- **PROBLEM TO SOLVE**
Exactly as they appear, output all of the records. Skip any images.

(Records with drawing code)
****************************************

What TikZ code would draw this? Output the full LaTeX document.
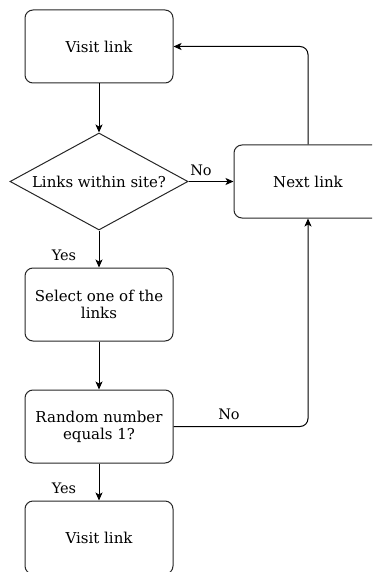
\documentclass[tikz,border=0pt]{standalone}
\usepackage{fontspec}
\setmainfont{DejaVu Serif}
\usetikzlibrary{shapes.geometric,arrows.meta}
\begin{document}
\begin{tikzpicture}[x=1pt,y=-1pt,
  box/.style={draw=black!85, line width=1pt, rounded corners=8pt, minimum width=148pt, minimum height=73pt, align=center, inner sep=0pt, font=\fontsize{15}{17}\selectfont},
  decide/.style={draw=black!85, line width=1pt, diamond, shape aspect=1.835, minimum width=178pt, minimum height=97pt, inner sep=0pt, font=\fontsize{15}{17}\selectfont},
  flow/.style={draw=black, line width=1pt, -{Stealth[length=8pt,width=7pt,inset=2pt]}},
  lbl/.style={font=\fontsize{14.5}{17}\selectfont, inner sep=0pt}]
\useasboundingbox (0,0) rectangle (372,572);
\clip (0,0) rectangle (372,572);

\node[box] (visit) at (99,46.5) {Visit link};
\node[decide] (within) at (99,181.5) {Links within site?};
\node[box] (next) at (308,181.5) {Next link};
\node[box] (select) at (99,304.5) {Select one of the\\links};
\node[box] (random) at (99,426.5) {Random number\\equals 1?};
\node[box] (visit2) at (99,537.5) {Visit link};

\draw[flow] (visit) -- (within);
\draw[flow] (within) -- (select);
\draw[flow] (select) -- (random);
\draw[flow] (random) -- (visit2);
\draw[flow] (within) -- (next);
\draw[flow, rounded corners=8pt] (next.north) |- (visit.east);
\draw[flow, rounded corners=8pt] (random.east) -| (next.south);

\node[lbl] (no1) at (201,170) {No};
\node[lbl] (yes1) at (64,255) {Yes};
\node[lbl] (no2) at (229,414) {No};
\node[lbl] (yes2) at (64,488) {Yes};
\end{tikzpicture}
\end{document}
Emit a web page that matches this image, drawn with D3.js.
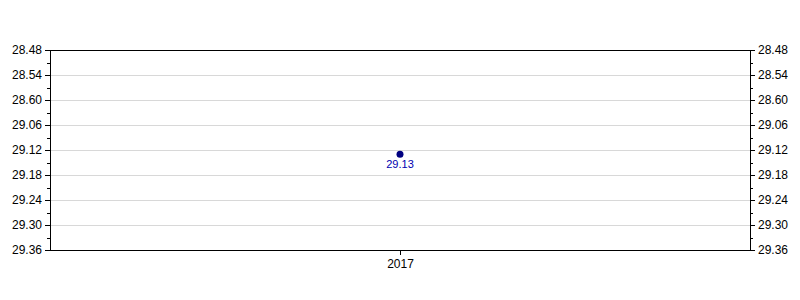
<!DOCTYPE html>
<html><head><meta charset="utf-8">
<script src="https://cdn.jsdelivr.net/npm/d3@7"></script>
<style>body{margin:0;background:#fff}svg{display:block}</style>
</head><body>
<script>
const categories = ["2017"];
const values = [29.13];           // minutes.seconds
const pointLabels = ["29.13"];
const tickValues = [28.48, 28.54, 28.60, 29.06, 29.12, 29.18, 29.24, 29.30, 29.36];
const tickLabels = ["28.48", "28.54", "28.60", "29.06", "29.12", "29.18", "29.24", "29.30", "29.36"];

const toSec = v => { const m = Math.floor(v); return m * 60 + Math.round((v - m) * 100); };

const W = 800, H = 300, m = {l: 50, r: 50, t: 50, b: 50};
const svg = d3.select("body").append("svg").attr("width", W).attr("height", H);
const font = "Liberation Sans, Arial, sans-serif";

const tickSecs = tickValues.map(toSec);
const y = d3.scaleLinear().domain([tickSecs[0], tickSecs[tickSecs.length - 1]]).range([m.t, H - m.b]);
const x = d3.scalePoint().domain(categories).range([m.l, W - m.r]).padding(0.5);

// gridlines
svg.append("g").selectAll("line").data(tickSecs.slice(1, -1)).join("line")
  .attr("x1", m.l).attr("x2", W - m.r)
  .attr("y1", d => Math.round(y(d)) + 0.5).attr("y2", d => Math.round(y(d)) + 0.5)
  .attr("stroke", "#d8d8d8").attr("stroke-width", 1);

// minor ticks
const minor = d3.pairs(tickSecs).map(([a, b]) => (a + b) / 2);

function yAxis(side) {
  const isL = side === "left";
  const g = svg.append("g").attr("transform", `translate(${isL ? m.l : W - m.r},0)`);
  const ax = (isL ? d3.axisLeft(y) : d3.axisRight(y)).tickValues(tickSecs)
    .tickFormat((d, i) => tickLabels[i]).tickSize(5).tickPadding(3).offset(0.5);
  g.call(ax);
  g.select(".domain").remove();
  g.selectAll("line").attr("stroke", "#000");
  g.selectAll("text").attr("font-family", font).attr("font-size", 12).attr("fill", "#000");
  g.append("g").selectAll("line").data(minor).join("line")
    .attr("x1", 0).attr("x2", isL ? -3 : 3)
    .attr("y1", d => Math.round(y(d)) + 0.5).attr("y2", d => Math.round(y(d)) + 0.5)
    .attr("stroke", "#000");
}
yAxis("left");
yAxis("right");

// x axis
const gx = svg.append("g").attr("transform", `translate(0,${H - m.b})`);
gx.call(d3.axisBottom(x).tickSize(5).tickPadding(4).offset(0.5));
gx.select(".domain").remove();
gx.selectAll("line").attr("stroke", "#000");
gx.selectAll("text").attr("font-family", font).attr("font-size", 12).attr("fill", "#000");

// frame
svg.append("rect").attr("x", m.l + 0.5).attr("y", m.t + 0.5)
  .attr("width", W - m.l - m.r).attr("height", H - m.t - m.b)
  .attr("fill", "none").attr("stroke", "#000");

// points
const data = categories.map((c, i) => ({c, v: toSec(values[i]), label: pointLabels[i]}));
svg.append("g").selectAll("circle").data(data).join("circle")
  .attr("cx", d => x(d.c)).attr("cy", d => y(d.v)).attr("r", 3.5)
  .attr("fill", "#000080");
svg.append("g").selectAll("text").data(data).join("text")
  .attr("x", d => x(d.c)).attr("y", d => y(d.v) + 14)
  .attr("text-anchor", "middle").attr("font-family", font).attr("font-size", 11)
  .attr("fill", "#0000b0").text(d => d.label);
</script>
</body></html>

****************************************

- **RESULT FOR THIS EXERCISE**
What TikZ code would draw this? Output the full LaTeX document.
\documentclass[tikz,border=0pt]{standalone}
\usepackage{fontspec}
\setmainfont{DejaVu Serif}
\usetikzlibrary{shapes.geometric,arrows.meta}
\begin{document}
\begin{tikzpicture}[x=1pt,y=-1pt,
  box/.style={draw=black!85, line width=1pt, rounded corners=8pt, minimum width=148pt, minimum height=73pt, align=center, inner sep=0pt, font=\fontsize{15}{17}\selectfont},
  decide/.style={draw=black!85, line width=1pt, diamond, shape aspect=1.835, minimum width=178pt, minimum height=97pt, inner sep=0pt, font=\fontsize{15}{17}\selectfont},
  flow/.style={draw=black, line width=1pt, -{Stealth[length=8pt,width=7pt,inset=2pt]}},
  lbl/.style={font=\fontsize{14.5}{17}\selectfont, inner sep=0pt}]
\useasboundingbox (0,0) rectangle (372,572);
\clip (0,0) rectangle (372,572);

\node[box] (visit) at (99,46.5) {Visit link};
\node[decide] (within) at (99,181.5) {Links within site?};
\node[box] (next) at (308,181.5) {Next link};
\node[box] (select) at (99,304.5) {Select one of the\\links};
\node[box] (random) at (99,426.5) {Random number\\equals 1?};
\node[box] (visit2) at (99,537.5) {Visit link};

\draw[flow] (visit) -- (within);
\draw[flow] (within) -- (select);
\draw[flow] (select) -- (random);
\draw[flow] (random) -- (visit2);
\draw[flow] (within) -- (next);
\draw[flow, rounded corners=8pt] (next.north) |- (visit.east);
\draw[flow, rounded corners=8pt] (random.east) -| (next.south);

\node[lbl] (no1) at (201,170) {No};
\node[lbl] (yes1) at (64,255) {Yes};
\node[lbl] (no2) at (229,414) {No};
\node[lbl] (yes2) at (64,488) {Yes};
\end{tikzpicture}
\end{document}
Emit a web page that matches this image, drawn with D3.js.
<!DOCTYPE html>
<html><head><meta charset="utf-8">
<script src="https://cdn.jsdelivr.net/npm/d3@7"></script>
<style>body{margin:0;background:#fff}svg{display:block}</style>
</head><body>
<script>
const categories = ["2017"];
const values = [29.13];           // minutes.seconds
const pointLabels = ["29.13"];
const tickValues = [28.48, 28.54, 28.60, 29.06, 29.12, 29.18, 29.24, 29.30, 29.36];
const tickLabels = ["28.48", "28.54", "28.60", "29.06", "29.12", "29.18", "29.24", "29.30", "29.36"];

const toSec = v => { const m = Math.floor(v); return m * 60 + Math.round((v - m) * 100); };

const W = 800, H = 300, m = {l: 50, r: 50, t: 50, b: 50};
const svg = d3.select("body").append("svg").attr("width", W).attr("height", H);
const font = "Liberation Sans, Arial, sans-serif";

const tickSecs = tickValues.map(toSec);
const y = d3.scaleLinear().domain([tickSecs[0], tickSecs[tickSecs.length - 1]]).range([m.t, H - m.b]);
const x = d3.scalePoint().domain(categories).range([m.l, W - m.r]).padding(0.5);

// gridlines
svg.append("g").selectAll("line").data(tickSecs.slice(1, -1)).join("line")
  .attr("x1", m.l).attr("x2", W - m.r)
  .attr("y1", d => Math.round(y(d)) + 0.5).attr("y2", d => Math.round(y(d)) + 0.5)
  .attr("stroke", "#d8d8d8").attr("stroke-width", 1);

// minor ticks
const minor = d3.pairs(tickSecs).map(([a, b]) => (a + b) / 2);

function yAxis(side) {
  const isL = side === "left";
  const g = svg.append("g").attr("transform", `translate(${isL ? m.l : W - m.r},0)`);
  const ax = (isL ? d3.axisLeft(y) : d3.axisRight(y)).tickValues(tickSecs)
    .tickFormat((d, i) => tickLabels[i]).tickSize(5).tickPadding(3).offset(0.5);
  g.call(ax);
  g.select(".domain").remove();
  g.selectAll("line").attr("stroke", "#000");
  g.selectAll("text").attr("font-family", font).attr("font-size", 12).attr("fill", "#000");
  g.append("g").selectAll("line").data(minor).join("line")
    .attr("x1", 0).attr("x2", isL ? -3 : 3)
    .attr("y1", d => Math.round(y(d)) + 0.5).attr("y2", d => Math.round(y(d)) + 0.5)
    .attr("stroke", "#000");
}
yAxis("left");
yAxis("right");

// x axis
const gx = svg.append("g").attr("transform", `translate(0,${H - m.b})`);
gx.call(d3.axisBottom(x).tickSize(5).tickPadding(4).offset(0.5));
gx.select(".domain").remove();
gx.selectAll("line").attr("stroke", "#000");
gx.selectAll("text").attr("font-family", font).attr("font-size", 12).attr("fill", "#000");

// frame
svg.append("rect").attr("x", m.l + 0.5).attr("y", m.t + 0.5)
  .attr("width", W - m.l - m.r).attr("height", H - m.t - m.b)
  .attr("fill", "none").attr("stroke", "#000");

// points
const data = categories.map((c, i) => ({c, v: toSec(values[i]), label: pointLabels[i]}));
svg.append("g").selectAll("circle").data(data).join("circle")
  .attr("cx", d => x(d.c)).attr("cy", d => y(d.v)).attr("r", 3.5)
  .attr("fill", "#000080");
svg.append("g").selectAll("text").data(data).join("text")
  .attr("x", d => x(d.c)).attr("y", d => y(d.v) + 14)
  .attr("text-anchor", "middle").attr("font-family", font).attr("font-size", 11)
  .attr("fill", "#0000b0").text(d => d.label);
</script>
</body></html>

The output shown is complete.